The INTO THE IMPOSSIBLE Podcast #248 Steven Pinker Explains Cancel Culture, Common Knowledge & AI
Brian Keating 00:00:00 - 00:00:09
Steven Pinker just told me something that honestly blew my mind. He said that Malcolm Gladwell's recent cancellation attempt was not only predictable, it was mathematically inevitable.
Steven Pinker 00:00:09 - 00:00:18
There is another thing. As a social media shaming mob, why do people feel the urge to pile on and collectively punish someone who says something that seems to violate some moral norm?
Brian Keating 00:00:18 - 00:00:24
And here's the kicker. Pinker started coming years ago using something called common knowledge theory.
Steven Pinker 00:00:24 - 00:00:31
Common knowledge means I know something, you know it, I know that you know it, you know that I know it. I know that you know that I know that you know it, ad infinitum.
Brian Keating 00:00:31 - 00:00:57
Picture this. You're in a meeting where everyone privately thinks the boss's idea is stupid, but nobody speaks up. Then one person finally says what everybody's thinking and suddenly the whole room erupts in agreement. What just happened? According to Steven Pinker, you just participated in one of the most powerful forces shaping human civilization. And today we dive deep into it with one of the foremost public intellectuals of our time. Let's go. Professor Steven Pinker, welcome back to the into the Impossible podcast.
Steven Pinker 00:00:57 - 00:00:58
Thank you.
Brian Keating 00:00:58 - 00:01:14
In this book you've written that civilization itself depends on common knowledge. But my first question to you is what happens when that common knowledge is wrong? Or even when technologies like artificial intelligence threaten us by hallucination? What happens to the very foundations of what we thought was secure?

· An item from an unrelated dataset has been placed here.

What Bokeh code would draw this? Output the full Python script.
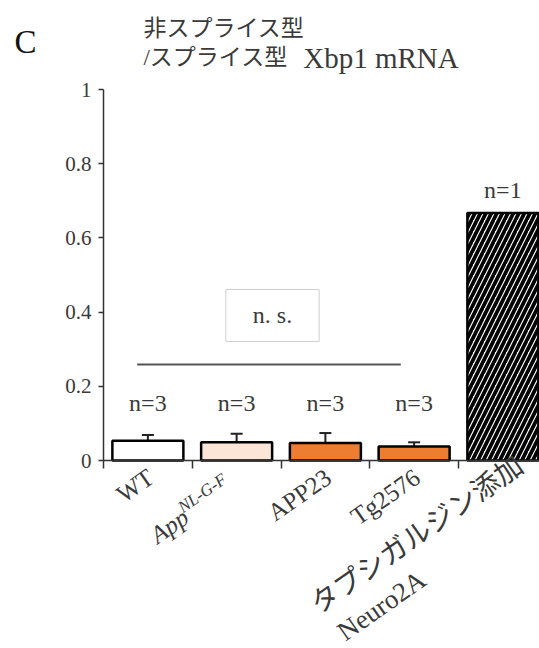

Steven Pinker 00:01:14 - 00:02:06
The answer is we don't know. Track record in general of predicting the downstream consequences of, of technology are poor. Even the best superforecasters are at chance for cut and dry questions five years out, let alone open ended questions like what will happen to society, let alone civilization. I don't know if when social media were introduced 15 years ago, if people could have predicted social media shaming mobs, the spread of disinformation, the, the encouragement of conspiracy theories. I bet people thought Facebook was a rather benign and minor phenomenon. Likewise with the effects of the Internet, of cable news programs, let alone electricity, steam power, the automobile, the telephone and telegraph, television and so on.
Brian Keating 00:02:06 - 00:02:36
Along those lines, it came to me to mind when I read these books and your wonderful writing. Throughout the years, I always try to form, you know, kind of the opposite, the strawman version of it. But to me, the opposite of common knowledge is sort of expert knowledge. And there's a term for this which is ironic because it's sort of tautological. It's a shibboleth. A shibboleth is sort of an abstract term or something of art that only the insiders really know about. It's also A shibboleth. To say that what a shibboleth is, of course, it's tautological.

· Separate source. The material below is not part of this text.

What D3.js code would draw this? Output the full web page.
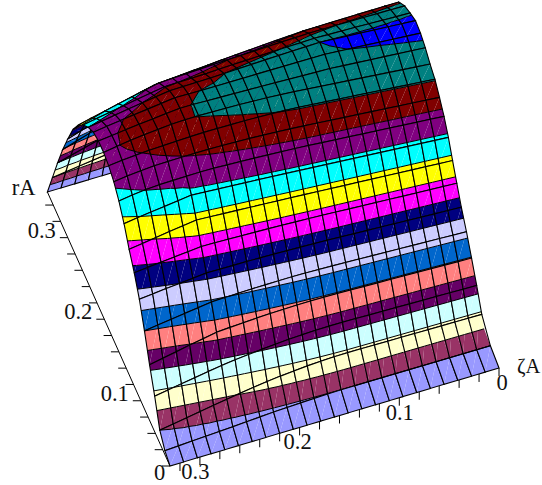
<!DOCTYPE html>
<html>

<head>
  <title>rA surface</title>
  <script src="https://d3js.org/d3.v7.min.js"></script>
  <style>
    body {
      margin: 0;
      background-color: white;
    }

    text {
      font-family: "Liberation Serif", serif;
      font-size: 22.5px;
      fill: #111;
    }
  </style>
</head>

<body>
  <svg id="chart"></svg>

  <script type="text/javascript">
    var width = 542;
    var height = 485;

    // grid of the surface
    const zetaGrid = [0, .0138, .0275, .0413, .055, .0688, .0825, .0963, .11, .1238, .1375, .1513, .165, .1788, .1925, .2063, .22, .2338, .2475, .2613, .275, .2888, .3025, .3163, .33];
    const rGrid = [.02, .034, .048, .062, .076, .09, .104, .118, .132, .146, .16, .174, .188, .202, .216, .23, .244, .258, .272, .286, .3, .314, .328, .342, .356];

    const surface = [
      [0, 1, 2.85, 4.47, 5.95, 7.33, 8.54, 9.7, 10.75, 11.84, 12.73, 13.43, 14.05, 14.4, 14.85, 15.15, 15.25, 14.9, 14.5, 13.8, 12.5, 10.3, 7.4, 3.6, 0],
      [0, 1, 2.85, 4.47, 5.95, 7.33, 8.54, 9.7, 10.75, 11.84, 12.73, 13.43, 14.05, 14.4, 14.83, 15.12, 15.21, 14.82, 14.4, 13.69, 12.37, 10.2, 7.33, 3.57, 0],
      [0, 1, 2.85, 4.47, 5.95, 7.33, 8.54, 9.7, 10.75, 11.84, 12.73, 13.43, 14.05, 14.4, 14.81, 15.09, 15.18, 14.74, 14.3, 13.57, 12.24, 10.1, 7.26, 3.54, 0],
      [0, 1, 2.85, 4.47, 5.95, 7.33, 8.54, 9.7, 10.75, 11.84, 12.73, 13.43, 14.05, 14.4, 14.79, 15.06, 15.14, 14.66, 14.2, 13.46, 12.11, 10, 7.19, 3.51, 0],
      [0, 1, 2.85, 4.47, 5.95, 7.33, 8.54, 9.7, 10.75, 11.84, 12.73, 13.43, 14.05, 14.4, 14.76, 15.04, 15.11, 14.59, 14.1, 13.34, 11.99, 9.9, 7.11, 3.49, 0],
      [0, 1, 2.85, 4.47, 5.95, 7.33, 8.54, 9.7, 10.75, 11.84, 12.73, 13.43, 14.05, 14.4, 14.74, 15.01, 15.07, 14.51, 14, 13.23, 11.86, 9.8, 7.04, 3.46, 0],
      [0, 1, 2.85, 4.47, 5.95, 7.33, 8.54, 9.7, 10.75, 11.84, 12.73, 13.43, 14.05, 14.4, 14.72, 14.98, 15.04, 14.43, 13.9, 13.11, 11.73, 9.7, 6.97, 3.43, 0],
      [0, 1, 2.85, 4.47, 5.95, 7.33, 8.54, 9.7, 10.75, 11.84, 12.73, 13.43, 14.05, 14.4, 14.7, 14.95, 15, 14.35, 13.8, 13, 11.6, 9.6, 6.9, 3.4, 0],
      [0, 1, 2.85, 4.47, 5.95, 7.33, 8.54, 9.7, 10.75, 11.84, 12.73, 13.43, 14.05, 14.4, 14.63, 14.84, 14.86, 14.21, 13.66, 12.84, 11.44, 9.46, 6.8, 3.35, 0],
      [0, 1, 2.85, 4.47, 5.95, 7.33, 8.54, 9.7, 10.75, 11.84, 12.73, 13.43, 14.05, 14.4, 14.56, 14.74, 14.71, 14.08, 13.53, 12.68, 11.28, 9.33, 6.7, 3.3, 0],
      [0, 1, 2.85, 4.47, 5.95, 7.33, 8.54, 9.7, 10.75, 11.84, 12.73, 13.43, 14.05, 14.4, 14.49, 14.63, 14.57, 13.94, 13.39, 12.51, 11.11, 9.19, 6.6, 3.25, 0],
      [0, .99, 2.82, 4.45, 5.93, 7.32, 8.53, 9.69, 10.75, 11.84, 12.72, 13.42, 14.02, 14.38, 14.43, 14.53, 14.43, 13.8, 13.25, 12.35, 10.95, 9.05, 6.5, 3.2, 0],
      [0, .97, 2.77, 4.41, 5.91, 7.3, 8.52, 9.68, 10.75, 11.84, 12.7, 13.4, 13.98, 14.35, 14.36, 14.42, 14.28, 13.66, 13.11, 12.19, 10.79, 8.91, 6.4, 3.15, 0],
      [0, .94, 2.7, 4.35, 5.87, 7.27, 8.5, 9.67, 10.74, 11.83, 12.68, 13.37, 13.92, 14.3, 14.29, 14.31, 14.14, 13.53, 12.98, 12.03, 10.63, 8.78, 6.3, 3.1, 0],
      [0, .9, 2.6, 4.27, 5.81, 7.22, 8.48, 9.65, 10.74, 11.83, 12.65, 13.33, 13.85, 14.25, 14.22, 14.21, 13.99, 13.39, 12.84, 11.86, 10.46, 8.64, 6.2, 3.05, 0],
      [0, .85, 2.49, 4.17, 5.75, 7.17, 8.45, 9.63, 10.73, 11.82, 12.62, 13.28, 13.77, 14.18, 14.15, 14.1, 13.85, 13.25, 12.7, 11.7, 10.3, 8.5, 6.1, 3, 0],
      [0, .8, 2.36, 4.07, 5.68, 7.12, 8.42, 9.6, 10.73, 11.81, 12.58, 13.22, 13.68, 14.1, 14.08, 14.02, 13.73, 13.13, 12.57, 11.53, 10.17, 8.37, 6, 2.95, 0],
      [0, .74, 2.21, 3.94, 5.59, 7.05, 8.38, 9.57, 10.72, 11.8, 12.55, 13.16, 13.6, 14.03, 14.02, 13.93, 13.62, 13.02, 12.43, 11.37, 10.03, 8.23, 5.9, 2.9, 0],
      [0, .67, 2.05, 3.81, 5.5, 6.98, 8.34, 9.54, 10.71, 11.79, 12.47, 13.07, 13.48, 13.92, 13.93, 13.85, 13.5, 12.9, 12.3, 11.2, 9.9, 8.1, 5.8, 2.85, 0],
      [0, .6, 1.87, 3.66, 5.4, 6.9, 8.3, 9.5, 10.7, 11.78, 12.38, 12.97, 13.35, 13.78, 13.74, 13.63, 13.25, 12.63, 11.98, 10.87, 9.52, 7.73, 5.5, 2.71, 0],
      [0, .54, 1.7, 3.48, 5.17, 6.72, 8.15, 9.34, 10.49, 11.57, 12.28, 12.87, 13.22, 13.6, 13.53, 13.4, 13, 12.37, 11.67, 10.53, 9.13, 7.37, 5.2, 2.57, 0],
      [0, .48, 1.52, 3.29, 4.95, 6.54, 8, 9.19, 10.28, 11.36, 12.17, 12.76, 13.08, 13.4, 13.33, 13.18, 12.75, 12.1, 11.35, 10.2, 8.75, 7, 4.9, 2.43, 0],
      [0, .42, 1.35, 3.11, 4.72, 6.36, 7.86, 9.03, 10.06, 11.16, 12.03, 12.6, 12.93, 13.2, 13.12, 12.95, 12.5, 11.83, 11.03, 9.87, 8.37, 6.63, 4.6, 2.29, 0],
      [0, .36, 1.17, 2.92, 4.5, 6.18, 7.71, 8.88, 9.85, 10.95, 11.83, 12.42, 12.75, 12.95, 12.91, 12.73, 12.25, 11.57, 10.72, 9.53, 7.98, 6.27, 4.3, 2.14, 0],
      [0, .3, 1, 2.74, 4.27, 6, 7.56, 8.72, 9.64, 10.74, 11.6, 12.2, 12.55, 12.7, 12.7, 12.5, 12, 11.3, 10.4, 9.2, 7.6, 5.9, 4, 2, 0]
    ];

    // contour levels and the colour of each band
    const levels = [1, 2, 3, 4, 5, 6, 7, 8, 9, 10, 11, 12, 13, 14, 15];
    const bandColors = ["#9999ff", "#993366", "#ffffcc", "#ccffff", "#660066", "#ff8080", "#0066cc", "#ccccff", "#000080", "#ff00ff", "#ffff00", "#00ffff", "#800080", "#800000", "#008080", "#0000ff"];

    const zetaTicks = [0, .02, .04, .06, .08, .1, .12, .14, .16, .18, .2, .22, .24, .26, .28, .3, .32];
    const zetaLabels = [0, .1, .2, .3];
    const rTicks = [.02, .04, .06, .08, .1, .12, .14, .16, .18, .2, .22, .24, .26, .28, .3, .32, .34];
    const rLabels = [0, .1, .2, .3];

    var svg = d3.select("#chart").attr("width", width).attr("height", height).style("display", "block");

    // oblique projection, one scale per screen direction of each axis
    const zetaX = d3.scaleLinear().domain([0, .33]).range([499, 170]);
    const zetaY = d3.scaleLinear().domain([0, .33]).range([368, 466]);
    const rX = d3.scaleLinear().domain([.02, .356]).range([0, -122.6]);
    const rY = d3.scaleLinear().domain([.02, .356]).range([0, -274]);
    const rise = d3.scaleLinear().domain([0, .33]).range([10.8, 13]);
    // the side at zeta = 0 leans in a little as it climbs
    const lean = d3.scaleLinear().domain([0, 2, 9, 15]).range([0, -7, -7, -2]);
    const leanFade = d3.scaleLinear().domain([0, .33]).range([1, 0]);

    const project = (p) => [
      zetaX(p[0]) + rX(p[1]) + lean(p[2]) * leanFade(p[0]),
      zetaY(p[0]) + rY(p[1]) - rise(p[0]) * p[2]
    ];
    const polygon = d3.line().curve(d3.curveLinearClosed);
    const toPath = (pts) => polygon(pts.map(project));

    const mix = (a, b, level) => {
      const t = (level - a[2]) / (b[2] - a[2]);
      return [a[0] + t * (b[0] - a[0]), a[1] + t * (b[1] - a[1]), level];
    };

    // keep the part of a polygon on one side of a height level
    const clip = (pts, level, above) => {
      const keep = (p) => above ? p[2] >= level : p[2] <= level;
      const out = [];
      pts.forEach((p, n) => {
        const q = pts[(n + 1) % pts.length];
        if (keep(p)) out.push(p);
        if (keep(p) !== keep(q)) out.push(mix(p, q, level));
      });
      return out;
    };

    const bandPieces = (tri) => {
      const pieces = [];
      bandColors.forEach((color, k) => {
        let pts = tri;
        if (k > 0) pts = clip(pts, levels[k - 1], true);
        if (k < levels.length && pts.length) pts = clip(pts, levels[k], false);
        if (pts.length > 2) pieces.push({ d: toPath(pts), color: color });
      });
      return pieces;
    };

    const contourSegments = (tri) => {
      const segs = [];
      levels.forEach(level => {
        const hits = [];
        tri.forEach((p, n) => {
          const q = tri[(n + 1) % 3];
          if ((p[2] < level) !== (q[2] < level)) hits.push(project(mix(p, q, level)));
        });
        if (hits.length === 2) segs.push(hits);
      });
      return segs;
    };

    // back rows first, front rows paint over them
    const cells = [];
    for (let j = rGrid.length - 2; j >= 0; j--) {
      for (let i = zetaGrid.length - 2; i >= 0; i--) {
        const v = (a, b) => [zetaGrid[a], rGrid[b], surface[a][b]];
        const triA = [v(i + 1, j), v(i, j), v(i, j + 1)];
        const triB = [v(i + 1, j), v(i, j + 1), v(i + 1, j + 1)];
        cells.push({
          pieces: bandPieces(triA).concat(bandPieces(triB)),
          segments: contourSegments(triA).concat(contourSegments(triB)),
          outline: toPath([v(i, j), v(i + 1, j), v(i + 1, j + 1), v(i, j + 1)])
        });
      }
    }

    // axes go under the surface
    const ground = svg.append("g");
    const axisLine = d3.line();

    ground.append("path")
      .attr("d", axisLine([project([.33, .02, 0]), project([.33, .356, 0])]))
      .attr("stroke", "black").attr("fill", "none");

    ground.selectAll(".r-tick").data(rTicks).join("line")
      .attr("class", "r-tick")
      .attr("x1", d => project([.33, d, 0])[0])
      .attr("y1", d => project([.33, d, 0])[1])
      .attr("x2", d => project([.33, d, 0])[0] - 8)
      .attr("y2", d => project([.33, d, 0])[1])
      .attr("stroke", "black");

    ground.selectAll(".zeta-tick").data(zetaTicks).join("line")
      .attr("class", "zeta-tick")
      .attr("x1", d => project([d, .02, 0])[0])
      .attr("y1", d => project([d, .02, 0])[1])
      .attr("x2", d => project([d, .02, 0])[0])
      .attr("y2", d => project([d, .02, 0])[1] + 8)
      .attr("stroke", "black");

    var cell = svg.append("g").selectAll("g").data(cells).join("g");

    cell.selectAll(".piece").data(d => d.pieces).join("path")
      .attr("class", "piece")
      .attr("d", d => d.d)
      .attr("fill", d => d.color);

    cell.selectAll(".contour").data(d => d.segments).join("path")
      .attr("class", "contour")
      .attr("d", d => axisLine(d))
      .attr("stroke", "black").attr("stroke-width", 1).attr("fill", "none");

    cell.append("path")
      .attr("d", d => d.outline)
      .attr("stroke", "black").attr("stroke-width", 1.1).attr("fill", "none");

    // tick labels and axis titles
    svg.append("g").selectAll("text").data(rLabels).join("text")
      .attr("x", d => project([.33, d, 0])[0] - 12)
      .attr("y", d => Math.min(project([.33, d, 0])[1], 480))
      .attr("text-anchor", "end")
      .text(d => d);

    svg.append("g").selectAll("text").data(zetaLabels).join("text")
      .attr("x", d => project([d, .02, 0])[0] + 3 - 25 * d)
      .attr("y", d => project([d, .02, 0])[1] + 22)
      .attr("text-anchor", "middle")
      .text(d => d);

    svg.append("text")
      .attr("x", project([.33, .356, 0])[0] - 12)
      .attr("y", project([.33, .356, 0])[1] + 3)
      .attr("text-anchor", "end")
      .text("rA");

    svg.append("text")
      .attr("x", project([0, .02, 0])[0] + 18)
      .attr("y", project([0, .02, 0])[1] + 5)
      .style("font-size", "20.5px")
      .text("ζA");
  </script>
</body>

</html>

Brian Keating 00:02:36 - 00:02:58
Why is there, you know, such a prevalence nowadays in the age of reason and science and rationality as you promote? Why do conspiracy theories, UFO sightings, why do they spawn such explosive, you know, violent rhetoric? Is that because of this chasm, this, this gap between expert knowledge and common knowledge, that people abhor the vacuum and rush to fill it in?
Steven Pinker 00:02:58 - 00:04:01
I'm not so sure. So the common knowledge as the theme of the book, when everyone knows that everyone knows, the starkest contrast is with private knowledge. That is, what I really explore is not a lot of people knowing something versus only a few people knowing something, but rather the difference between everyone know something and everyone knowing that everyone knows it. That's really what the book is about. Not so much about who knows what, but about that vital difference. Because that difference, it turns out, drives a lot of phenomena. It is, to begin with, necessary for coordination for two people being on the same page, meeting at a certain time and place, observing certain standards, holding up certain norms, belonging to following conventions like paper currency, driving on the right the words of a language. I suggest that it also drives our social relationships, that what it means for people to be friends or lovers or superior and subordinate or transaction partners is that each one knows that the other one knows that each one knows that the other one knows that they have that relationship.
Steven Pinker 00:04:01 - 00:04:40
And the phenomena that I talk about are not so much a few people knowing something versus a lot of people knowing it, but rather everyone knowing something versus everyone knowing that everyone knows it. And I suggest that many cases we try to prevent common knowledge. Even if all of us share the same knowledge. We tend to ignore the elephant in the room. We resort to innuendo and euphemism so we don't blurt out exactly what we mean. That's the main contrast. Now I can also say a few words about conspiracy theories and quack cures and UFOs and paranormal woo woo. It's a different phenomena, one that I actually spent more time discussing in my previous book, Rationality.